Ce comité rassemble désormais toute la famille du vélo dans notre pays : les grandes fédérations sportives (FFC et FFCT), l’Association des départements cyclables, l’Association française des vélo routes et voies vertes, les Amicales cyclistes parlementaires ont en effet rejoint les fondateurs.
Ce rassemblement a permis de définir les priorités d’une relance du vélo en France, la mise en commun de problèmes et la recherche collective de solutions, une meilleure priorisation des thèmes à traiter et la constitution d’un front uni, interlocuteur privilégié des pouvoirs publics.

En conclusion provisoire, à l’examen de cet état des lieux,

il apparaît que de nombreux outils sont en place, que leur pertinence n’est pas en cause, bien au contraire, mais que le cadre général ne favorise pas leur mise en cohérence ni leur optimisation.
Ce ne sont pas les moyens qui font défaut, mais la lisibilité indispensable qui permet de repérer et de mobiliser l’ensemble des moyens.
La comparaison avec les pays européens, qui connaissent une forte pratique de la bicyclette, met en évidence que la détermination d’objectifs nationaux chiffrés faisant l’objet d’un suivi strict (aux niveaux local et régional) et d’évaluations régulières, a été déterminante.

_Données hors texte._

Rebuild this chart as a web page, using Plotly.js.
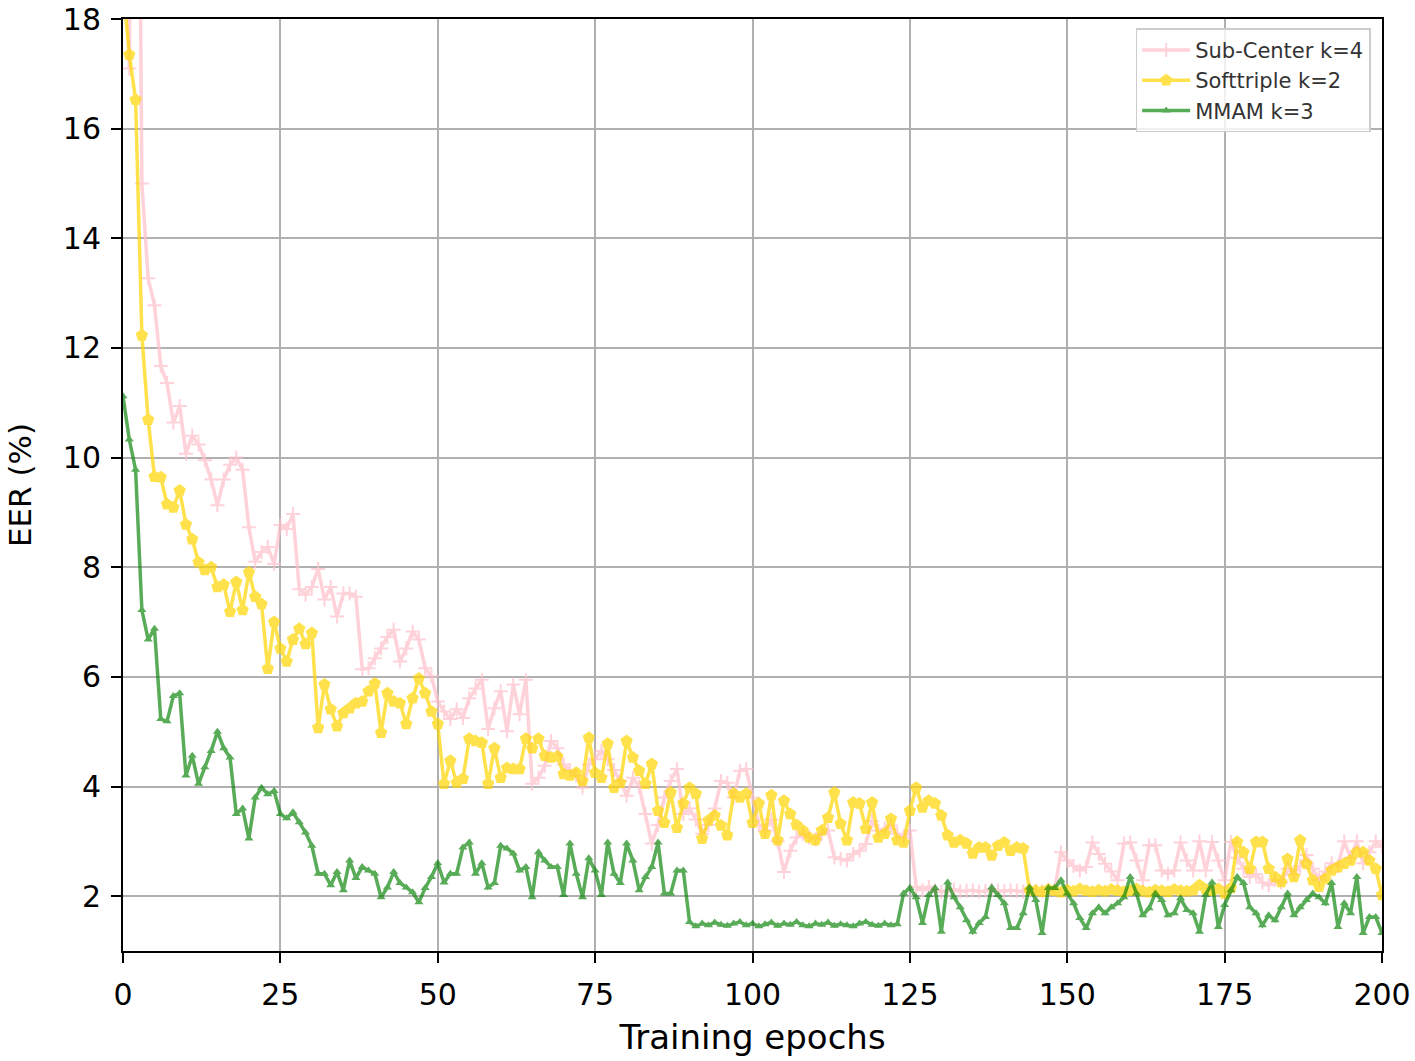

En subordonnant les autres éléments du dispositif d’incitation nationale – subventions d’initiatives locales, labels de qualité type « ville durable »… - à l’atteinte de ces objectifs quantifiés nationaux, ces Etats, même fortement décentralisés, ont créé les conditions d’une dynamique nationale autour d’un enjeu fort et lisible. Par ailleurs, des éléments du dispositif français actuel auraient nécessité une attention plus particulière et une volonté d’opérer des changements rapides et conséquents, faute de quoi les évolutions ne peuvent qu’être très lentes. Nous pensons, notamment à la formation des personnels de l’Etat et plus généralement de l’ensemble des aménageurs (pas seulement les spécialistes de la voirie mais aussi les urbanistes, architectes, paysagistes…) qui doivent abandonner, sans délai, leurs réflexes « routiers », afin de mettre en œuvre les orientations nationales privilégiant la connexion entre transport et urbanisme pour un développement urbain véritablement durable.
De même, le déficit d’information du public et de promotion des modes doux contribue à la lenteur avec laquelle s’opèrent les changements de comportements.